▸ TASK GOAL
Skip every image and restate the data word for word.

▸ RECORDED INFORMATION
··········

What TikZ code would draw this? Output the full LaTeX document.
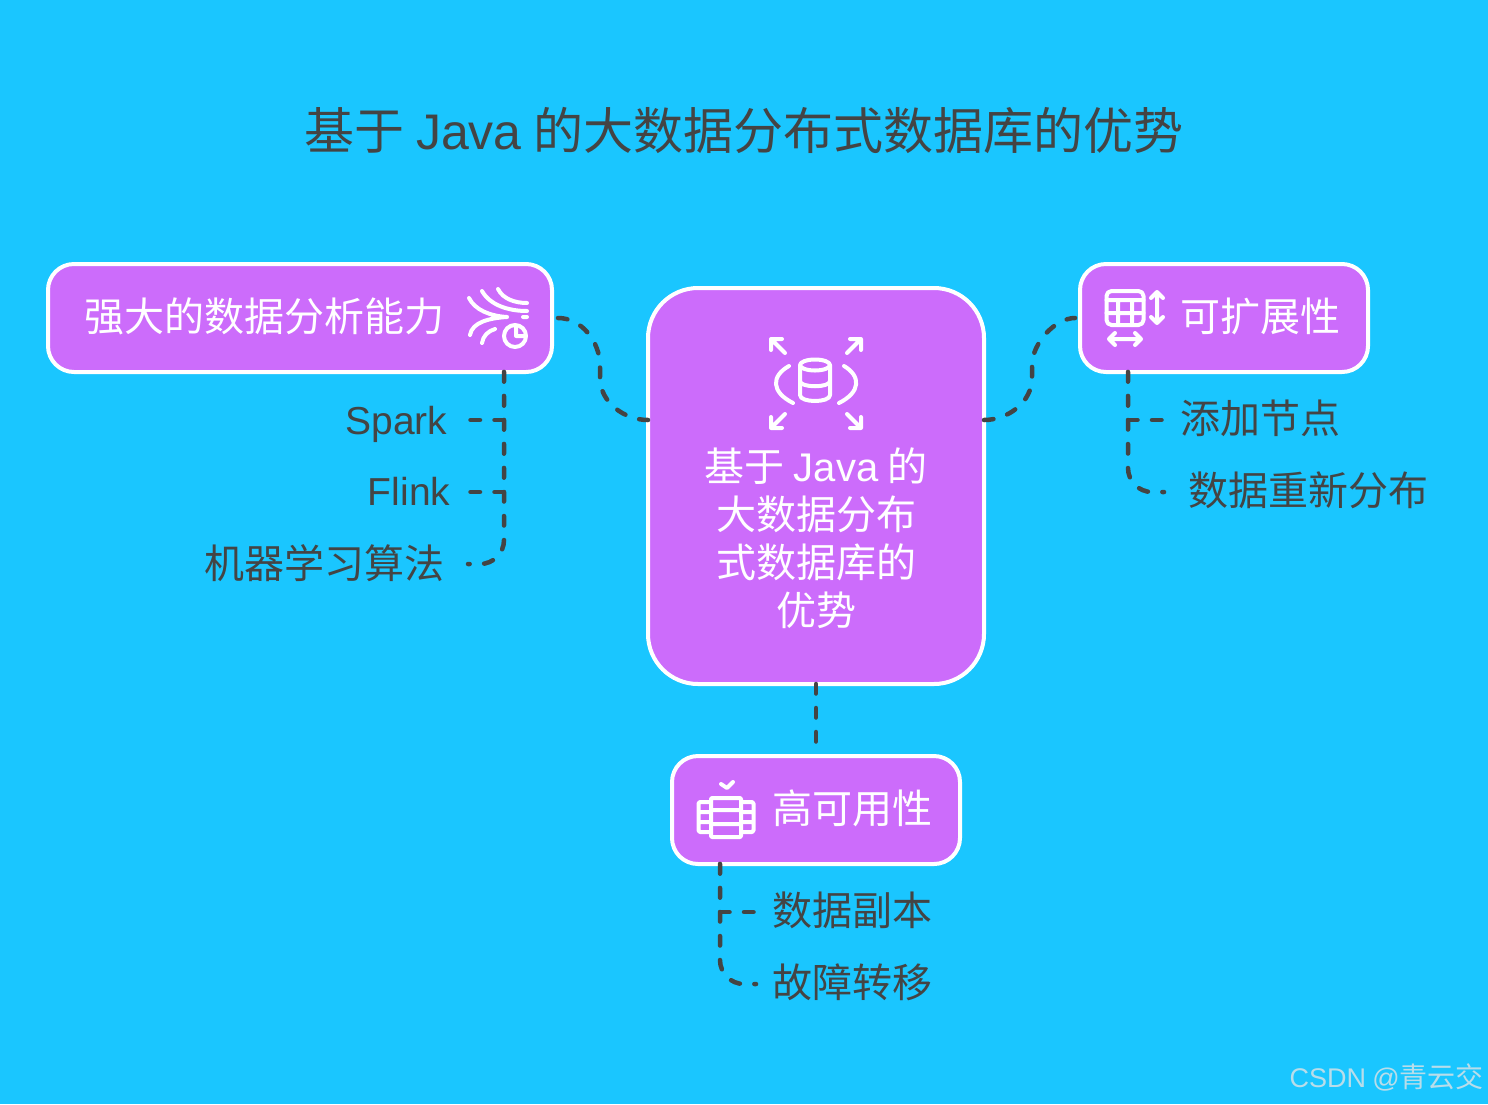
\documentclass[tikz,border=0pt]{standalone}
\usepackage{fontspec}
\setmainfont{Noto Sans CJK SC}
\newfontfamily\latinf[WordSpace=0.85]{Liberation Sans}
\usetikzlibrary{positioning}
\definecolor{skybg}{HTML}{1AC6FF}
\definecolor{boxfill}{HTML}{CC6CFB}
\definecolor{inkc}{HTML}{444444}
\definecolor{markc}{HTML}{B8DDEA}
\tikzset{
  box/.style={draw=white, fill=boxfill, line width=4pt, rounded corners=26pt, inner sep=0pt, outer sep=0pt},
  boxtext/.style={text=white, inner sep=0pt, font=\fontsize{40}{48}\selectfont, align=center},
  leaf/.style={text=inkc, inner sep=0pt, font=\fontsize{40}{48}\selectfont},
  link/.style={draw=inkc, line width=4.5pt, line cap=round, dash pattern=on 9.5pt off 14.5pt},
  icon/.style={draw=white, line width=4pt, line cap=round, line join=round},
}
\begin{document}
\begin{tikzpicture}[x=1pt, y=-1pt]
  \fill[skybg] (0,0) rectangle (1488,1104);
  \useasboundingbox (0,0) rectangle (1488,1104);

  \node[text=inkc, inner sep=0pt, font=\fontsize{50}{60}\selectfont] (title) at (744,131) {基于{\latinf{} Java }的大数据分布式数据库的优势};

  % boxes
  \node[box, minimum width=504pt, minimum height=108pt] (strong) at (300,318) {};
  \node[box, minimum width=336pt, minimum height=396pt, rounded corners=50pt] (core) at (816,486) {};
  \node[box, minimum width=288pt, minimum height=108pt] (scale) at (1224,318) {};
  \node[box, minimum width=288pt, minimum height=108pt] (avail) at (816,810) {};

  \node[boxtext] (stronglabel) at (264,316) {强大的数据分析能力};
  \node[boxtext] (corelabel) at (816,538) {基于{\latinf{} Java }的\\大数据分布\\式数据库的\\优势};
  \node[boxtext] (scalelabel) at (1260,316) {可扩展性};
  \node[boxtext] (availlabel) at (852,808) {高可用性};

  % leaves
  \node[leaf, anchor=base east] (spark) at (447.5,434) {\latinf\fontsize{39}{48}\selectfont Spark};
  \node[leaf, anchor=base east] (flink) at (450.5,505) {\latinf\fontsize{39}{48}\selectfont Flink};
  \node[leaf, anchor=east] (ml) at (445,563) {机器学习算法};
  \node[leaf, anchor=west] (addnode) at (1180,418) {添加节点};
  \node[leaf, anchor=west] (rebal) at (1188,490) {数据重新分布};
  \node[leaf, anchor=west] (replica) at (772,910) {数据副本};
  \node[leaf, anchor=west] (failover) at (772,982) {故障转移};

  \node[text=markc, inner sep=0pt, anchor=east, font=\fontsize{28}{34}\selectfont] (mark) at (1484,1077) {{\latinf\fontsize{27}{34}\selectfont CSDN @}青云交};

  % connectors
  \coordinate (strongfoot) at (504,372);
  \coordinate (scalefoot) at (1128,372);
  \coordinate (availfoot) at (720,864);
  \path[link]
    (strongfoot) -- (504,420) -- (468,420)
    (strongfoot) -- (504,492) -- (468,492);
  \draw[link, rounded corners=24pt] (strongfoot) -- (504,564) -- (468,564);
  \draw[link] (scalefoot) -- (1128,420) -- (1164,420);
  \draw[link, rounded corners=24pt] (scalefoot) -- (1128,492) -- (1164,492);
  \draw[link] (availfoot) -- (720,912) -- (756,912);
  \draw[link, rounded corners=24pt] (availfoot) -- (720,984) -- (756,984);
  \draw[link, dash phase=18pt] (strong.east) -- (558,318) .. controls (582,318) and (600,342) .. (600,366) -- (600,378) .. controls (600,402) and (624,420) .. (core.west |- 0,420);
  \draw[link, shorten >=5pt] (core.east |- 0,420) .. controls (1008,420) and (1032,402) .. (1032,378) -- (1032,366) .. controls (1032,342) and (1056,318) .. (scale.west);
  \draw[link, shorten >=8pt] (core.south) -- (avail.north);

  % icon of the strong box
  \draw[icon]
    (498,289) .. controls (503,299) and (515,303) .. (527,303)
    (482,291) .. controls (490,305) and (508,311) .. (527,311)
    (469,298) .. controls (475,310) and (490,316) .. (507,317)
    (507,317) .. controls (490,318) and (472,322) .. (470,335)
    (495,329) .. controls (488,331) and (483,336) .. (482,343)
    (523,317) -- (527,317)
    (516,327) -- (516,336) -- (524,336);
  \draw[icon] (515,336) circle (11);

  % icon of the core box
  \draw[icon]
    (815,365) circle [x radius=15, y radius=5.5]
    (800,365) -- (800,395) .. controls (800,403) and (830,403) .. (830,395) -- (830,365)
    (800,381) .. controls (800,388) and (830,388) .. (830,381)
    (789,366) .. controls (771,376) and (771,392) .. (793,403)
    (844,366) .. controls (861,376) and (861,392) .. (839,403)
    (785,353) -- (771,339) (771,350) -- (771,339) -- (782,339)
    (847,353) -- (861,339) (850,339) -- (861,339) -- (861,350)
    (785,414) -- (771,428) (771,417) -- (771,428) -- (782,428)
    (847,414) -- (861,428) (861,417) -- (861,428) -- (850,428);

  % icon of the scale box
  \draw[icon, rounded corners=5pt] (1106.5,291) rectangle (1143.5,325);
  \draw[icon]
    (1106.5,300) -- (1143.5,300) (1106.5,313) -- (1143.5,313)
    (1118,300) -- (1118,325) (1132,300) -- (1132,325)
    (1157,292) -- (1157,323) (1151,298) -- (1157,292) -- (1163,298) (1151,317) -- (1157,323) -- (1163,317)
    (1109,339) -- (1141,339) (1115,333) -- (1109,339) -- (1115,345) (1135,333) -- (1141,339) -- (1135,345);

  % icon of the avail box
  \draw[icon] (721,784) -- (727,788) -- (733,782);
  \draw[icon, rounded corners=1pt] (711,798) rectangle (741,837);
  \draw[icon]
    (711,810) -- (741,810) (711,824) -- (741,824)
    (711,802) -- (700,802) -- (698.5,803.5) -- (698.5,830.5) -- (700,832) -- (711,832)
    (741,802) -- (752,802) -- (753.5,803.5) -- (753.5,830.5) -- (752,832) -- (741,832)
    (698.5,812) -- (711,812) (698.5,822) -- (711,822)
    (741,812) -- (753.5,812) (741,822) -- (753.5,822);
\end{tikzpicture}
\end{document}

··········

▸ THE REPLY
What TikZ code would draw this? Output the full LaTeX document.
\documentclass[tikz,border=0pt]{standalone}
\usepackage{fontspec}
\setmainfont{Noto Sans CJK SC}
\newfontfamily\latinf[WordSpace=0.85]{Liberation Sans}
\usetikzlibrary{positioning}
\definecolor{skybg}{HTML}{1AC6FF}
\definecolor{boxfill}{HTML}{CC6CFB}
\definecolor{inkc}{HTML}{444444}
\definecolor{markc}{HTML}{B8DDEA}
\tikzset{
  box/.style={draw=white, fill=boxfill, line width=4pt, rounded corners=26pt, inner sep=0pt, outer sep=0pt},
  boxtext/.style={text=white, inner sep=0pt, font=\fontsize{40}{48}\selectfont, align=center},
  leaf/.style={text=inkc, inner sep=0pt, font=\fontsize{40}{48}\selectfont},
  link/.style={draw=inkc, line width=4.5pt, line cap=round, dash pattern=on 9.5pt off 14.5pt},
  icon/.style={draw=white, line width=4pt, line cap=round, line join=round},
}
\begin{document}
\begin{tikzpicture}[x=1pt, y=-1pt]
  \fill[skybg] (0,0) rectangle (1488,1104);
  \useasboundingbox (0,0) rectangle (1488,1104);

  \node[text=inkc, inner sep=0pt, font=\fontsize{50}{60}\selectfont] (title) at (744,131) {基于{\latinf{} Java }的大数据分布式数据库的优势};

  % boxes
  \node[box, minimum width=504pt, minimum height=108pt] (strong) at (300,318) {};
  \node[box, minimum width=336pt, minimum height=396pt, rounded corners=50pt] (core) at (816,486) {};
  \node[box, minimum width=288pt, minimum height=108pt] (scale) at (1224,318) {};
  \node[box, minimum width=288pt, minimum height=108pt] (avail) at (816,810) {};

  \node[boxtext] (stronglabel) at (264,316) {强大的数据分析能力};
  \node[boxtext] (corelabel) at (816,538) {基于{\latinf{} Java }的\\大数据分布\\式数据库的\\优势};
  \node[boxtext] (scalelabel) at (1260,316) {可扩展性};
  \node[boxtext] (availlabel) at (852,808) {高可用性};

  % leaves
  \node[leaf, anchor=base east] (spark) at (447.5,434) {\latinf\fontsize{39}{48}\selectfont Spark};
  \node[leaf, anchor=base east] (flink) at (450.5,505) {\latinf\fontsize{39}{48}\selectfont Flink};
  \node[leaf, anchor=east] (ml) at (445,563) {机器学习算法};
  \node[leaf, anchor=west] (addnode) at (1180,418) {添加节点};
  \node[leaf, anchor=west] (rebal) at (1188,490) {数据重新分布};
  \node[leaf, anchor=west] (replica) at (772,910) {数据副本};
  \node[leaf, anchor=west] (failover) at (772,982) {故障转移};

  \node[text=markc, inner sep=0pt, anchor=east, font=\fontsize{28}{34}\selectfont] (mark) at (1484,1077) {{\latinf\fontsize{27}{34}\selectfont CSDN @}青云交};

  % connectors
  \coordinate (strongfoot) at (504,372);
  \coordinate (scalefoot) at (1128,372);
  \coordinate (availfoot) at (720,864);
  \path[link]
    (strongfoot) -- (504,420) -- (468,420)
    (strongfoot) -- (504,492) -- (468,492);
  \draw[link, rounded corners=24pt] (strongfoot) -- (504,564) -- (468,564);
  \draw[link] (scalefoot) -- (1128,420) -- (1164,420);
  \draw[link, rounded corners=24pt] (scalefoot) -- (1128,492) -- (1164,492);
  \draw[link] (availfoot) -- (720,912) -- (756,912);
  \draw[link, rounded corners=24pt] (availfoot) -- (720,984) -- (756,984);
  \draw[link, dash phase=18pt] (strong.east) -- (558,318) .. controls (582,318) and (600,342) .. (600,366) -- (600,378) .. controls (600,402) and (624,420) .. (core.west |- 0,420);
  \draw[link, shorten >=5pt] (core.east |- 0,420) .. controls (1008,420) and (1032,402) .. (1032,378) -- (1032,366) .. controls (1032,342) and (1056,318) .. (scale.west);
  \draw[link, shorten >=8pt] (core.south) -- (avail.north);

  % icon of the strong box
  \draw[icon]
    (498,289) .. controls (503,299) and (515,303) .. (527,303)
    (482,291) .. controls (490,305) and (508,311) .. (527,311)
    (469,298) .. controls (475,310) and (490,316) .. (507,317)
    (507,317) .. controls (490,318) and (472,322) .. (470,335)
    (495,329) .. controls (488,331) and (483,336) .. (482,343)
    (523,317) -- (527,317)
    (516,327) -- (516,336) -- (524,336);
  \draw[icon] (515,336) circle (11);

  % icon of the core box
  \draw[icon]
    (815,365) circle [x radius=15, y radius=5.5]
    (800,365) -- (800,395) .. controls (800,403) and (830,403) .. (830,395) -- (830,365)
    (800,381) .. controls (800,388) and (830,388) .. (830,381)
    (789,366) .. controls (771,376) and (771,392) .. (793,403)
    (844,366) .. controls (861,376) and (861,392) .. (839,403)
    (785,353) -- (771,339) (771,350) -- (771,339) -- (782,339)
    (847,353) -- (861,339) (850,339) -- (861,339) -- (861,350)
    (785,414) -- (771,428) (771,417) -- (771,428) -- (782,428)
    (847,414) -- (861,428) (861,417) -- (861,428) -- (850,428);

  % icon of the scale box
  \draw[icon, rounded corners=5pt] (1106.5,291) rectangle (1143.5,325);
  \draw[icon]
    (1106.5,300) -- (1143.5,300) (1106.5,313) -- (1143.5,313)
    (1118,300) -- (1118,325) (1132,300) -- (1132,325)
    (1157,292) -- (1157,323) (1151,298) -- (1157,292) -- (1163,298) (1151,317) -- (1157,323) -- (1163,317)
    (1109,339) -- (1141,339) (1115,333) -- (1109,339) -- (1115,345) (1135,333) -- (1141,339) -- (1135,345);

  % icon of the avail box
  \draw[icon] (721,784) -- (727,788) -- (733,782);
  \draw[icon, rounded corners=1pt] (711,798) rectangle (741,837);
  \draw[icon]
    (711,810) -- (741,810) (711,824) -- (741,824)
    (711,802) -- (700,802) -- (698.5,803.5) -- (698.5,830.5) -- (700,832) -- (711,832)
    (741,802) -- (752,802) -- (753.5,803.5) -- (753.5,830.5) -- (752,832) -- (741,832)
    (698.5,812) -- (711,812) (698.5,822) -- (711,822)
    (741,812) -- (753.5,812) (741,822) -- (753.5,822);
\end{tikzpicture}
\end{document}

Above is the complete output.